C’est, une fois de plus, une déclaration de guerre politique parce que les adversaires ne sont pas dupes. Ils comprennent que le Président de la République est en train de prendre en main tout le processus au point de faire de lui l’Alpha et l’Omega du processus électoral dans le pays.

La menace de l’Est
Puis, sans le vouloir, le M23 soutenu par le Rwanda s’est signalé en reprenant la guerre dans l’Est de la RDC.
Contrairement à son attitude habituelle envers Kigali, le Chef de l’Etat s’est montré intraitable vis-à-vis de son «frère», le président rwandais Paul Kagame.
Félix Tshisekedi met sur la table toutes les options: s’il faut faire la guerre, on va la faire en même temps, s’il faut discuter pour une véritable paix, il s’y est engagé. Une démarche qui a pris de court le président Kagame qui ne s’attendait pas à ce que Kinshasa réagisse de cette manière-là.
Mais, que cela se passe à la fin du mandat, l’année qui précède les élections, est un calcul politique savant, mais en même temps risqué parce que si ça fait flop, le Président Tshisekedi paiera cash. Par contre, si cela marche tel que tout se passe actuellement avec une adhésion quasiment généralisée des Congolais, le Président-candidat joue sa réélection parce qu’il aura démontré à la face du monde et de son opinion publique qu’il sait se faire petit, se construire et administrer des coups mortels.
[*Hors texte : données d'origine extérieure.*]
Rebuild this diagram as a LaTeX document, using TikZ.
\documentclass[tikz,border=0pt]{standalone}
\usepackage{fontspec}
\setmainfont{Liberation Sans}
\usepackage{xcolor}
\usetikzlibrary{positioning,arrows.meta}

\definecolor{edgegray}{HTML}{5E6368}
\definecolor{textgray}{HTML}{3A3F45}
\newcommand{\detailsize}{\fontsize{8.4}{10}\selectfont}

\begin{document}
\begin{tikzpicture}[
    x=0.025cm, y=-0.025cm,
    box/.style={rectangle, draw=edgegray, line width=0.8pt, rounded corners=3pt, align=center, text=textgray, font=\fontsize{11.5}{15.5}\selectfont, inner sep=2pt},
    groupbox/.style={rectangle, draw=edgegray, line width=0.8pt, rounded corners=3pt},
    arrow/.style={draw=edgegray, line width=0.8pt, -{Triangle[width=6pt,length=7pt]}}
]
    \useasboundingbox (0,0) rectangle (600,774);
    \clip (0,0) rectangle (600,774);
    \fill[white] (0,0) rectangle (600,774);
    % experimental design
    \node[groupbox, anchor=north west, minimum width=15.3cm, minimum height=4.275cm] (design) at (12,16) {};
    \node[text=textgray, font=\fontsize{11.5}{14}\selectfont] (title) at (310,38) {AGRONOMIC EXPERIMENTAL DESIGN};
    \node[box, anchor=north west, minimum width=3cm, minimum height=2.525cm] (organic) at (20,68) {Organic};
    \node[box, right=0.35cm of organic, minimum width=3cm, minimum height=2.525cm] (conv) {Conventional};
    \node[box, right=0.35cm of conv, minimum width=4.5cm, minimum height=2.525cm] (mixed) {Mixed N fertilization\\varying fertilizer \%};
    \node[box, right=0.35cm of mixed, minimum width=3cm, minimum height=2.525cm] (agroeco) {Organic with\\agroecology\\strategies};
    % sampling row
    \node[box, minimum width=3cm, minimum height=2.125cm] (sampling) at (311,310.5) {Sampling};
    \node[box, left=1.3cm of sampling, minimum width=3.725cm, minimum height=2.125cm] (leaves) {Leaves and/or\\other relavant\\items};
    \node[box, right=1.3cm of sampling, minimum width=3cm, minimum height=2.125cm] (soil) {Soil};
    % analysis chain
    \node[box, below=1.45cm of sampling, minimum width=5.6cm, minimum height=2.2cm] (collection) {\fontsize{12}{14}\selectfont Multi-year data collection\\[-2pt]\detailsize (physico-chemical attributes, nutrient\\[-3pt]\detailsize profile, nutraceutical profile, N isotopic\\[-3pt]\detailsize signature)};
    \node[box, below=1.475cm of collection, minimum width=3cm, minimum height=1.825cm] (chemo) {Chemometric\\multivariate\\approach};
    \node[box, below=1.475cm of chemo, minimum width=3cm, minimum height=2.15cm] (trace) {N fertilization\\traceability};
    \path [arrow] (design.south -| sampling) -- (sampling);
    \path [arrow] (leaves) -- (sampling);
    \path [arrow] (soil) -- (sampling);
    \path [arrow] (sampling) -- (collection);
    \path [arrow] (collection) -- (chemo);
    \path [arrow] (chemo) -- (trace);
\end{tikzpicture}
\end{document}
Le Front commun pour le Congo de Joseph Kabila l’a appris tard. Félix Tshisekedi a démontré que lorsqu’il t’embrasse, c’est souvent pour bien t’étouffer. Kabila et les siens le savent bien. En sera-t-il encore le cas pour Paul Kagame qui s’est approché subtilement de Tshisekedi avant de chercher à l’étouffer en déployant sur le flanc Est les rebelles du M23 ? Nul ne le sait.
Pour le moment, sur le terrain militaire, Kinshasa dispose d’un net avantage par rapport au Rwanda. Il tente, pour le moment, de rattraper le retard sur le front diplomatique en ralliant le plus de monde possible autour de sa cause.